Ideally, in any individual or group decision making, there would be some means, processes, and procedures in place to ensure that the kinds of distortions and inaccuracies introduced by individual and collective psychological and social bias do not lead to incorrect results, and thus poor (risk-prone) choices, with potentially catastrophic outcomes.
While many types of bias are known to science and have been observed to be common to all people and all social groups, the world over in all working contexts, regardless of their background, training, etc, they are also largely unconscious, being 'built-in' by long-term evolutionary processes.
These unconscious cognitive biases, while they are adaptive for the purposes of our being able to survive in non-technological environments, are also not able to serve us equally well when attempting to survive our current technological contexts. The changes in our commonly experienced world continue to occur far too fast for our existing evolutionary and cognitive adaptations to adjust naturally. We will therefore need to add the necessary corrections to our thinking and choice-making process, our own evolution, 'manually'. The hope is that these 'adjustments' might make it possible to mitigate the distortions and inaccuracies introduced by the human condition to the maximum extent possible.
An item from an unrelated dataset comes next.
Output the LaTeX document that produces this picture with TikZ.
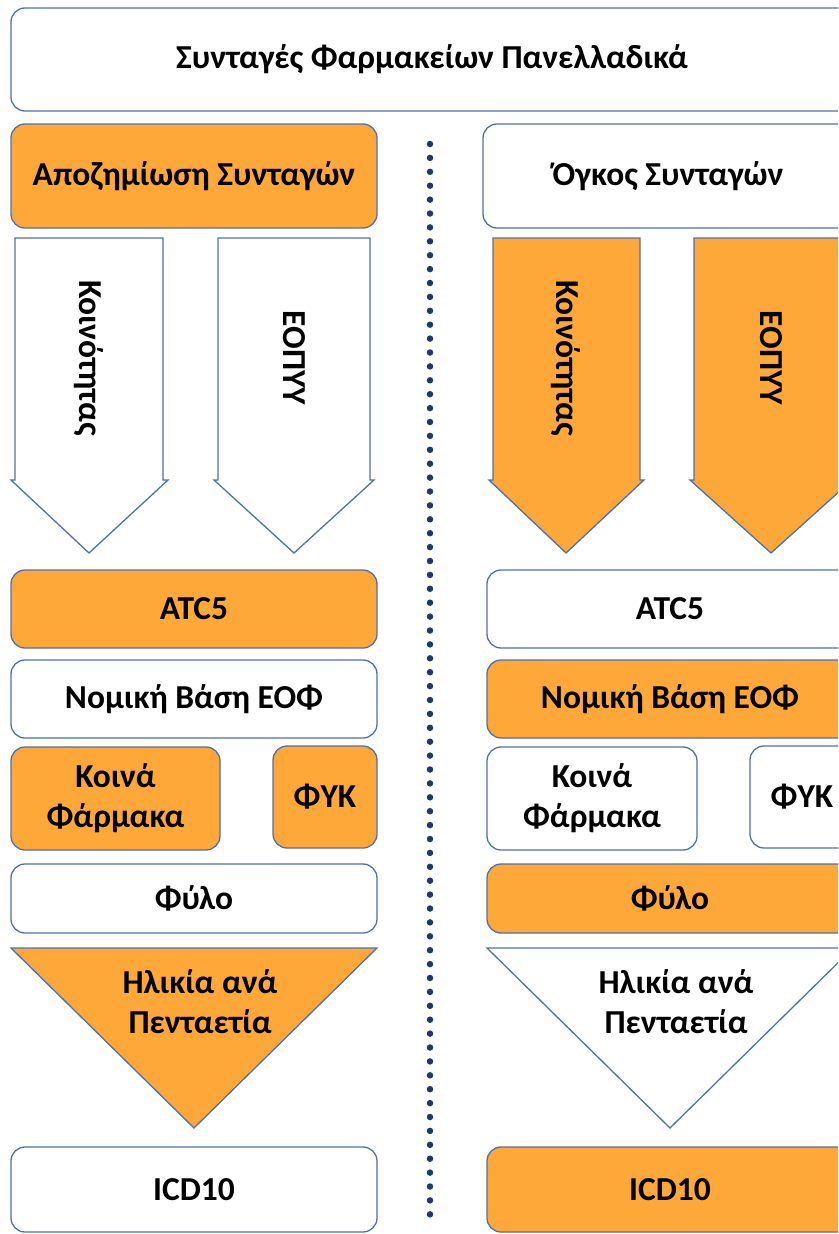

Bear in mind that each type of bias does not just affect individuals – they also arise due to specific interpersonal and trans-personal effects seen only in larger groups. These bias aspects affect all of us, and in all sorts of ways, many of which are complex. It is important for everyone involved in critical decisions and projects to be aware of these general and mutual concerns.
We all run on corrupted hardware. Our minds are composed of many modules, and the modules that evolved to make us seem impressive and gather allies are also evolved to subvert the ones holding our conscious beliefs. Even when we believe that we are working on something that may ultimately determine the fate of humanity, our signaling modules may hijack our goals so as to optimize for persuading outsiders that we are working on the goal, instead of optimizing for achieving the goal.
What is intended herein is to make some of these unconscious processes conscious, to provide a basis, and to identify the need, for clear conversation about these topics. Hopefully, as a result of these conversations, and with the possibility of a reasonable consensus reached, we will be able to identify (or create) a good general practice of decision making, which when implemented both individually and collectively (though perhaps not easily), can materially improve our mutual situation.
The need for these practices of accuracy, precision, and correctness in decision making are especially acute in proportion to the degree that we all find ourselves faced with a seemingly ever increasing number of situations for which our evolution has not yet prepared us. Where the true goal is making rational, realistic, and reasonably good choices about matters that may potentially involve many people, larger groups and tribes, etc, many specific and strong cognitive and social biases will need to be compensated for.
Particularly in regards to category 1 and 2 extinction risks nothing less than complete and full compensation for all bias, and the complete application of correct reason can be allowed for.
This sequence will not attempt to outline or validate any of the specific risk possibilities and outcomes for which there is significant concern (this is done elsewhere). Nor can it attempt to outline or define which or what means, processes, or procedures should be used for effective individual or group decision making. As the 'general problem of governance', the main issue remains one of the identification, development, and testing/refining of such means and methods by which all bias can be compensated for, and a basis for clear reason thereby created. Hopefully this will lead to real techniques of group decision making – and high quality decisions – that can be realistically defined, outlined, and implemented.
A Partial List Of Affecting Bias...
The next posts cover a list of some of the known types of bias that have a significant and real potential to harmfully affect the accuracy and correctness of extinction risk assessments. Each bias will be given its common/accepted consensus name, along with relevant links to Wikipedia articles with more details. Each bias will be briefly described with particular regard to its potential impact on risk assessment in an existential context.
Some of the remarks and observations herein have been derived from content posted to the website LessWrong.com – no claim of content originality by this author is implied or intended. Content has been duplicated and edited/expanded here for informational and research purposes only.
Nothing herein is intended to implicate or impugn any specific individual, group, or institution. The author has not specifically encountered these sorts of issues in regards to just one person or person or project. Most people are actually well-intentioned. Unfortunately, 'good intentions' is not equivalent to (nor necessarily yielding of) 'good results', particularly where the possibility of extinction risks is concerned.
All of the descriptive notations regarding the specific characteristics of each bias have been derived from Wikipedia.
These descriptions, explanations, and discussions are not intended to be comprehensive or authoritative – they are merely indicative for the purposes of stimulating relevant/appropriate conversation.